Les trois autres opérations confiées à Worth, à Shields, à Pillow, ne furent pas toutes conduites avec le même bonheur. Le général Worth, après avoir franchi à la tête de sa brigade les obstacles de terrain qui protégeaient la gauche de l’ennemi, somma de se rendre les défenseurs de la redoute élevée sur la hauteur voisine du Cerro-Gordo. Cette sommation coïncidant avec l’occupation de ce dernier cerro par Twiggs, le général Pinzon jugea prudent d’obtempérer à l’injonction de Worth. — Le général Shields, chargé d’emporter la batterie de Vega, fut accueilli par un feu meurtrier, et tomba lui-même à la tête de sa division.
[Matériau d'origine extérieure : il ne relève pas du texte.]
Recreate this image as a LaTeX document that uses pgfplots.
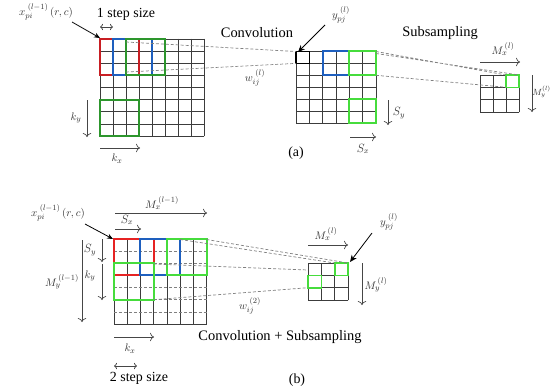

Sans la prise du Cerro-Gordo, qui décida Vega et les siens à déposer les armes, la perte des Américains eût été beaucoup plus considérable. — Enfin la brigade du général Pillow fut plus maltraitée encore que celle de Shields. Une batterie mexicaine, subitement démasquée, emporta presque tout un régiment. Après avoir battu en retraite, Pillow allait tenter une nouvelle attaque, quand le succès des trois autres opérations vint le dispenser de ce périlleux effort. Les Mexicains, vaincus sur tous les autres points, mirent bas les armes devant Pillow, comme devant Shields, Worth et Twiggs. Dès-lors la bataille était terminée, une victoire complète ouvrait aux Américains la route de Mexico.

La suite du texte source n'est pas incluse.